In the 1970s, the United States saw two peaks of inflation—the second following the Iranian Revolution—and the country entered a “vicious circle”: inflation rose because people expected it to rise, and people expected inflation because it was already high. Today, tariffs could again act as a trigger for rising inflation expectations. “If 20% tariffs are introduced, people get the sense that this is dangerous—that it fuels inflation. That, in turn, shapes expectations that inflation will be higher.”
Political risks within the Federal Reserve System
“Today we are seeing attempts to fill the Fed’s leadership with people who will fulfill Trump’s wishes. One of the president’s economic advisers has joined the Fed’s Board of Governors without even stepping down from his advisory role. He is a textbook yes-man, simply following orders from the White House without giving much thought to what that means for the economy.”
In this way, the United States could repeat Turkey’s experience, where the authorities, instead of raising interest rates, chose to lower them. As a result, inflation in that country remained high for a long time because the fundamental issue—who actually shapes monetary policy—was never resolved.
The dollar is losing its “safe haven” status
Another worrying signal is the dollar’s behavior. “The dollar used to be a safe haven: when trouble arose somewhere, everyone tried to invest in it. But that is now changing,” Gorodnichenko noted. He pointed to the paradoxical movement of the dollar and interest rates: “When interest rates and the dollar move in the same direction, that is normal. But after Trump announced higher tariffs, they began moving in opposite directions. Such patterns emerge when those in power act irresponsibly. We saw this in Argentina—and unfortunately, we are now seeing something similar in the United States.”
What global turmoil means for Ukraine
U.S. tariff restrictions have little impact on Ukraine, as our trade volume with the United States is relatively small. We do not run a trade deficit, so tariffs of around 10% are hardly noticeable for us. Moreover, most Ukrainian exports to the U.S. is IT services, which are not subject to customs duties. As for anti-dumping tariffs on certain goods—such as pipes—they are ultimately borne by American consumers.
“If the global economy enters a recession, some goods, like iron ore or steel, are highly sensitive to the cycle. But most of our exports are agricultural products, which are less affected—because people still need to eat,” Gorodnichenko noted.
In addition, the reorientation of global trade could work to Ukraine’s advantage. “When tariffs are imposed on China or India, their goods are redirected to European markets, including Ukraine.

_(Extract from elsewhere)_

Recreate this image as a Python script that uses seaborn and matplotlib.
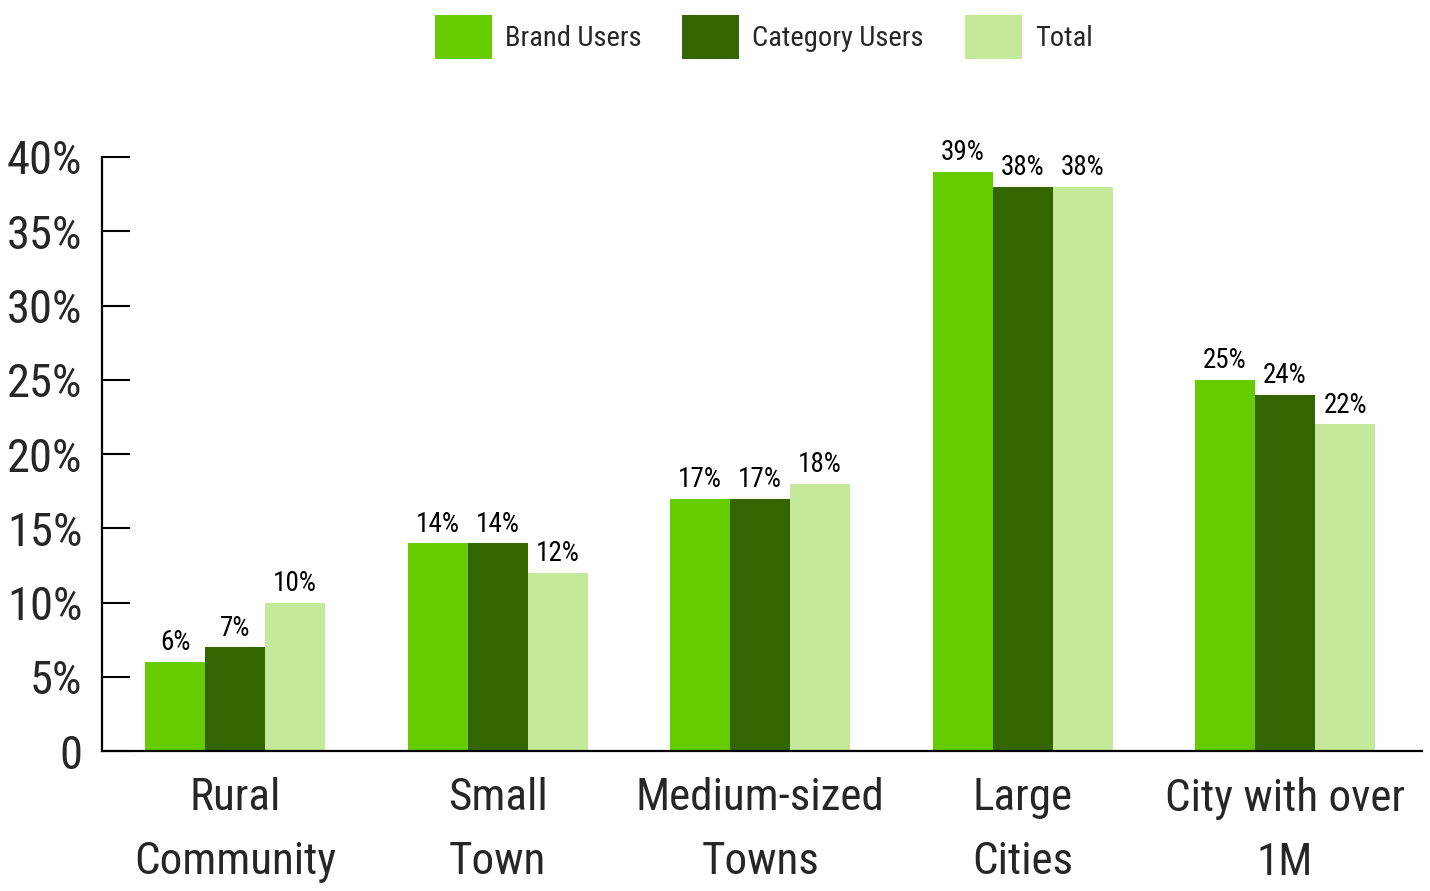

This means that import prices will fall, helping us to ease inflationary pressure.”
Another piece of good news is that Ukraine is currently largely insulated from global financial crises. “Because of the war, we are effectively disconnected from capital markets. Hardly anyone is investing—so there is nothing to withdraw,” he noted. “Our macroeconomic situation is difficult but manageable. We have a healthy banking sector and substantial international reserves. Of course, global turbulence does not help us—but it cannot create critical problems either.”
Summary
Today, uncertainty has become a defining feature of the global order, and the very instruments designed to ensure stability—politics, trade, and the monetary system—have themselves become sources of risk. In such a world, the characteristics of Ukraine’s economy, including its large agricultural sector and limited integration into global financial markets, should be seen not as vulnerabilities but as strengths.